This comes from N. Jacobson's Basic Algebra 1, 1.4 #1:
Let $A$ be a monoid, $M(A)$ the monoid of transformations of $A$ into itself, $A_L$ the set of left translations, $A_R$ the right translations. Show that $A_R$ is the centralizer of $A_L$ in $M(A)$ and vice-versa. Further show that $A_L\cap A_R$ are translations by elements in the center of $A$
First I'll include what I have, which was absolutely no trouble at all. $(a_L\cdot b_R)$ is the transformation that maps $k \rightarrow akb$. This is the same as the transformation $(b_R\cdot a_L)$. So the left and right translations commute, which means $A_R \subset C(A_L)$ and $A_L \subset C(A_R)$ Similarly, if $c_L=c_R$ then $ca=ac, \forall a\in A$. So $c$ is in the $A$'s center. The other direction is no harder.

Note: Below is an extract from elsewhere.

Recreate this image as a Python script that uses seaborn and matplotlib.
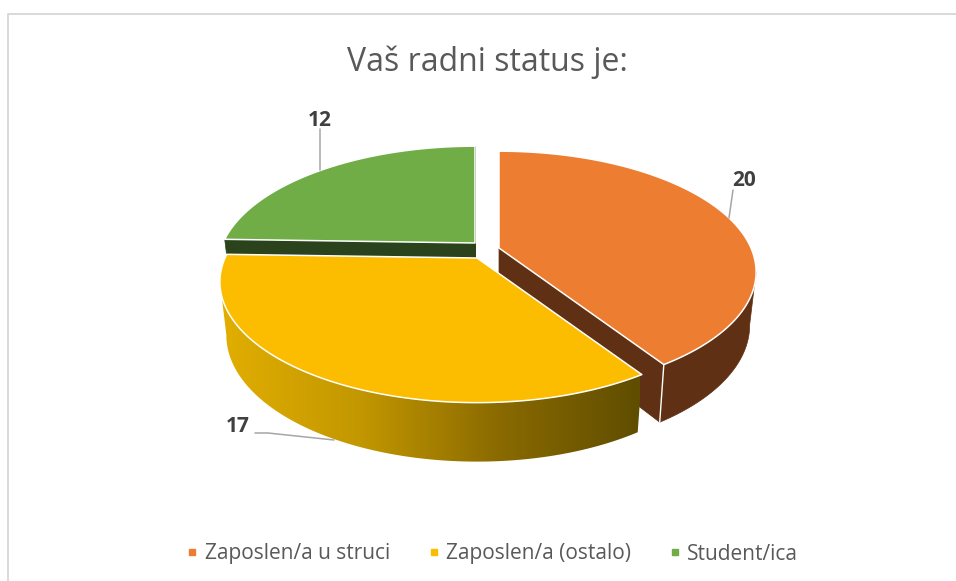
import numpy as np
import matplotlib
matplotlib.use('Agg')
import matplotlib.pyplot as plt
import seaborn as sns
from matplotlib.colors import ListedColormap
from matplotlib.lines import Line2D

# Data
categories = ['Zaposlen/a u struci', 'Zaposlen/a (ostalo)', 'Student/ica']
values = [20, 17, 12]
title = 'Vaš radni status je:'

sns.set_theme(style='white')
plt.rcParams['font.family'] = ['Open Sans', 'DejaVu Sans']

top_colors = sns.color_palette(['#ed7d31', '#fcbd00', '#70ad47'])
wall_colors = ['#5f3013', None, '#2b431c']
gold_ramp = ListedColormap(sns.blend_palette(['#e2ae00', '#c29700', '#8a6a00', '#5f4d00'], n_colors=256))

# Pie geometry in pixels: apex of each slice after the explosion
apex = [(499, 248), (477, 258), (475, 243)]
RX, RY, PERSP = 252, 116, 0.198
WALL, SHRINK = 52, 0.975


def top_xy(ang, c):
    u, v = np.sin(ang), np.cos(ang)
    d = 1 + PERSP * v
    return c[0] + RX * u / d, c[1] - RY * v / d


def bottom_xy(ang, c):
    u, v = np.sin(ang), np.cos(ang)
    d = 1 + PERSP * v
    return c[0] + SHRINK * RX * u / d, c[1] - RY * v / d + WALL / d ** 0.57


def wall_outline(t, c):
    # only the front of the wall, up to the widest point of each rim
    tx, ty = top_xy(t, c)
    bx, by = bottom_xy(t, c)
    front = np.cos(t) < 0
    tx, ty, bx, by = tx[front], ty[front], bx[front], by[front]
    n_top = np.argmax(np.abs(tx - c[0]) * (np.sign(tx - c[0]) == np.sign(tx[-1] - c[0]) if c[0] < 480 else 1))
    n_bot = np.argmax(np.abs(bx - c[0]) * (np.sign(bx - c[0]) == np.sign(bx[-1] - c[0]) if c[0] < 480 else 1))
    if c[0] < 480:
        # yellow slice: runs from the front edge round to the left
        xs = np.r_[tx[:n_top + 1], bx[:n_bot + 1][::-1]]
        ys = np.r_[ty[:n_top + 1], by[:n_bot + 1][::-1]]
    else:
        # orange slice: starts at the right and runs to the front edge
        xs = np.r_[tx[n_top:], bx[n_bot:][::-1]]
        ys = np.r_[ty[n_top:], by[n_bot:][::-1]]
    return xs, ys


fig = plt.figure(figsize=(9.56, 5.81), dpi=100)
ax = fig.add_axes([0, 0, 1, 1])
ax.axis('off')

# Slice angles come from the values, clockwise from 12 o'clock
edges = np.radians(np.cumsum([0] + values) / sum(values) * 360)

for i in [0, 2, 1]:
    c = apex[i]
    t = np.linspace(edges[i], edges[i + 1], 400)
    tx, ty = top_xy(t, c)

    if i == 1:
        # outer wall of the yellow slice has a left to right gradient
        wx, wy = wall_outline(t, c)
        wall, = ax.fill(wx, wy, facecolor='none', lw=0)
        img = ax.imshow(np.linspace(0, 1, 256)[None, :], cmap=gold_ramp, aspect='auto',
                        extent=(220, 640, 480, 240), zorder=1)
        img.set_clip_path(wall)
    else:
        if i == 0:
            wx, wy = wall_outline(t, c)
            ax.fill(wx, wy, color=wall_colors[i], lw=0.5, zorder=1)
        # cut faces
        for a in [edges[i], edges[i + 1]]:
            x0, y0 = top_xy(a, c)
            x1, y1 = bottom_xy(a, c)
            ax.fill([c[0], x0, x1, c[0]], [c[1], y0, y1, c[1] + WALL],
                    color=wall_colors[i], lw=0.5, zorder=1)
        if i == 0:
            x0, y0 = top_xy(edges[1], c)
            x1, y1 = bottom_xy(edges[1], c)
            ax.plot([x0, x1], [y0, y1], color='white', lw=1, zorder=1)

    ax.fill(np.r_[c[0], tx], np.r_[c[1], ty], facecolor=top_colors[i],
            edgecolor='white', lw=1.1, joinstyle='round', zorder=1)

# Chart frame
ax.plot([8, 8, 956], [581, 14, 14], color='#d9d9d9', lw=1.4, zorder=0)

# Data labels with leader lines
leaders = [([733, 729], [190, 218]), ([255, 268, 334], [433, 433, 440]), ([320, 320], [129, 170])]
label_xy = [(744, 181), (238, 427), (320, 121)]
for val, (lx, ly), (px, py) in zip(values, leaders, label_xy):
    ax.plot(lx, ly, color='#a6a6a6', lw=1.1, zorder=2)
    ax.text(px, py, str(val), ha='center', va='center', fontsize=15,
            fontweight='bold', color='#404040')

ax.text(487, 62, title, ha='center', va='center', fontsize=23, color='#595959')

handles = [Line2D([], [], marker='s', ls='', ms=4.6, color=col) for col in top_colors]
ax.legend(handles, categories, ncols=3, frameon=False, loc='center',
          bbox_to_anchor=(490 / 956, 1 - 554 / 581), fontsize=15,
          labelcolor='#595959', handletextpad=0.1, columnspacing=1.6, handlelength=1)

ax.set_xlim(0, 956)
ax.set_ylim(581, 0)

fig.savefig('out.png', dpi=100)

Where I am stuck is showing the other direction of the first two inclusions. I tried to start with the assumption that some transformation $j$ was in the centralizer of $A_L$ with the goal to show that $j$ is a right translation.
I got that if there was such a transformation $j$, it would have the following property by virtue of being in $C(A_L)$: $$\forall a, k \in A, j(ak)=a\cdot j(k)$$ Which makes me think that there may be some sweet choice of $a,k$. However, because we are inside a monoid of transformations, I can't come up with any good ideas for picking $a$ and $k$. $j$ doesn't have to be injective, nor surjective, A is not necessarily finite, ect... The only thing we really have in a monoid is an identity, and letting one or both of $a$ and $k$ be $1$ doesn't seem to lead anywhere.
You are almost there. Just take $k = 1$ in your formula to get $j(a) = aj(1)$, which shows that $j = c_R$ with $c = j(1)$.